Poetry with Mystery Embedded -- C. S. Carrier, AFTER DAYTON

It's been one of those years. I just donned my archaeological khakis and dug through a frighteningly layered corner of the office. Reward: a 2008 copy of C. S. Carrier's AFTER DAYTON that escaped me when it arrived here. Surreal, playful, questioning, dark -- this intense collection of 54 pages poses mysteries, quandaries, peculiarities. Dancing through the poems in the presence (or absence) of Slovenian poet Tomaž Šalamun, somehow an alter ego to either Carrier (born in Dayton OH, grew up in North Carolina, now in Northampton, Mass.) -- or to his actual birth, odd though that sounds. There are eight poems titled "Tomaž Šalamun (If You Exist)" scattered through the volume, and each one allows room for another set of questions.
Here's a short sample of Carrier's playful yet edgy propositions, from "Azalea":
I don't speak until spoken to,
until an azalea's strapped to my back. Where I coalesce
I butcher the Spanish azaleas of tongues.
I take pictures of barns and rockformations
along the azalea.
And this title too reappears later in the volume, a recurring madness of the mouth and page.

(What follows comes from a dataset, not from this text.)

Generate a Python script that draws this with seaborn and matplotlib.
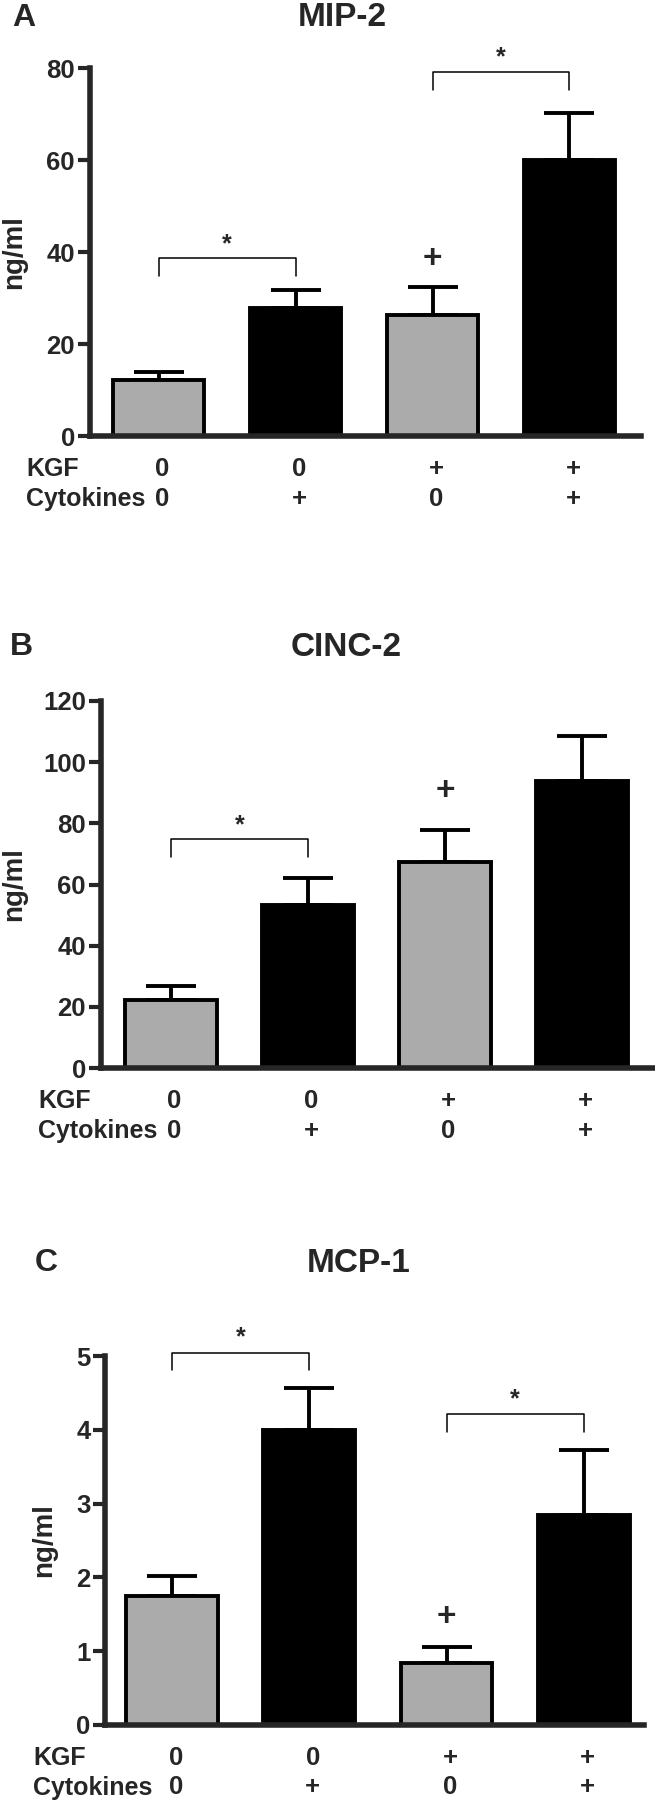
import matplotlib
matplotlib.use("Agg")
import matplotlib.pyplot as plt
import pandas as pd
import seaborn as sns

# % Data
groups = ["g1", "g2", "g3", "g4"]
kgf_row = ["0", "0", "+", "+"]
cytokine_row = ["0", "+", "0", "+"]
bar_colors = ["#ababab", "#000000", "#ababab", "#000000"]

mip2_mean = [12.1, 27.8, 26.3, 59.9]
mip2_sem = [1.9, 4.0, 6.2, 10.3]
cinc2_mean = [22.1, 53.2, 67.5, 94.0]
cinc2_sem = [4.7, 9.0, 10.4, 14.4]
mcp1_mean = [1.75, 4.0, 0.84, 2.84]
mcp1_sem = [0.27, 0.57, 0.22, 0.88]

# brackets: (bar from, bar to, top, leg end, star y)
mip2_brackets = [(0, 1, 38.7, 34.8, 41.7), (2, 3, 79.2, 75.2, 82.3)]
cinc2_brackets = [(0, 1, 74.8, 68.9, 79.3)]
mcp1_brackets = [(0, 1, 5.04, 4.81, 5.25), (2, 3, 4.21, 3.97, 4.41)]
mip2_plus = (2, 38.3)
cinc2_plus = (2, 90.4)
mcp1_plus = (2, 1.45)

# % Style
sns.set_style("ticks")
plt.rcParams["font.family"] = ["Liberation Sans", "DejaVu Sans"]
plt.rcParams["font.weight"] = "bold"

W, H = 655, 1800
fig = plt.figure(figsize=(W / 100, H / 100), dpi=100)


def panel(box, mean, sem, ymax, yticks, title, letter, title_x, title_y,
          letter_x, row_x, brackets, plus, xlim, ylab_x):
    left, right, top, bottom = box
    ax = fig.add_axes([left / W, 1 - bottom / H, (right - left) / W, (bottom - top) / H])
    df = pd.DataFrame({"group": groups, "value": mean})
    sns.barplot(data=df, x="group", y="value", hue="group", palette=bar_colors,
                legend=False, width=0.67, edgecolor="black", linewidth=2.8,
                errorbar=None, saturation=1, ax=ax)
    ax.errorbar(range(len(groups)), mean, yerr=[[0] * len(groups), sem], fmt="none",
                ecolor="black", elinewidth=2.8, capsize=18, capthick=2.8, zorder=0.5)
    ax.set_xlim(*xlim)
    ax.set_ylim(0, ymax)
    ax.set_yticks(yticks)
    ax.set_yticklabels([str(t) for t in yticks], fontsize=18.5, fontweight="bold")
    ax.set_xticks([])
    ax.set_xlabel("")
    ax.set_ylabel("ng/ml", fontsize=20, fontweight="bold")
    ax.yaxis.set_label_coords(ylab_x, 0.5)
    sns.despine(ax=ax)
    for s in ["left", "bottom"]:
        ax.spines[s].set_linewidth(4)
    ax.tick_params(axis="y", length=9, width=3, pad=1.5)

    for i, j, y_top, y_leg, y_star in brackets:
        ax.plot([i, i, j, j], [y_leg, y_top, y_top, y_leg], color="black",
                lw=1.1, clip_on=False)
        ax.text((i + j) / 2, y_star, "*", ha="center", va="center", fontsize=18,
                fontweight="bold", clip_on=False)
    ax.text(plus[0], plus[1], "+", ha="center", va="center", fontsize=24,
            fontweight="bold")

    for i in range(len(groups)):
        ax.annotate(kgf_row[i], xy=(i, 0), xycoords=("data", "axes fraction"),
                    xytext=(2.5, -23.5), textcoords="offset points", ha="center",
                    va="center", fontsize=18.5, fontweight="bold")
        ax.annotate(cytokine_row[i], xy=(i, 0), xycoords=("data", "axes fraction"),
                    xytext=(2.5, -45), textcoords="offset points", ha="center",
                    va="center", fontsize=18.5, fontweight="bold")
    fig.text(row_x / W, 1 - (bottom + 33) / H, "KGF", ha="left", va="center",
             fontsize=18, fontweight="bold")
    fig.text(row_x / W, 1 - (bottom + 63) / H, "Cytokines", ha="left", va="center",
             fontsize=18, fontweight="bold")
    fig.text(title_x / W, 1 - title_y / H, title, ha="center", va="center",
             fontsize=24, fontweight="bold")
    fig.text(letter_x / W, 1 - title_y / H, letter, ha="left", va="center",
             fontsize=23, fontweight="bold")
    return ax


panel((89.5, 641, 68, 436), mip2_mean, mip2_sem, 80, [0, 20, 40, 60, 80],
      "MIP-2", "A", 342, 18, 12, 26, mip2_brackets, mip2_plus, (-0.504, 3.522), -0.113)
panel((100.5, 653, 701, 1068), cinc2_mean, cinc2_sem, 120, [0, 20, 40, 60, 80, 100, 120],
      "CINC-2", "B", 346, 647, 10, 38, cinc2_brackets, cinc2_plus, (-0.515, 3.518), -0.133)
panel((105, 644, 1356, 1725), mcp1_mean, mcp1_sem, 5, [0, 1, 2, 3, 4, 5],
      "MCP-1", "C", 359, 1263, 35, 33, mcp1_brackets, mcp1_plus, (-0.49, 3.44), -0.089)

fig.savefig("out.png", dpi=100)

Although many of the forms are straightforward frameworks for Carrier's quizzical narratives, some -- as for "The Mind's Ordinary Task" and "When to Rest" -- explore placement on the page, balanced with ample open spaces.

Amazingly, after all this bold experimentation, the collection ends with a gentle narrative inquiry called "Lyric," of which I provide here the final three lines:
The ashtray blooms, smoke burns my chest,
chokes the moth. When the moth flies away,
will it take intimacy in its coatpocket?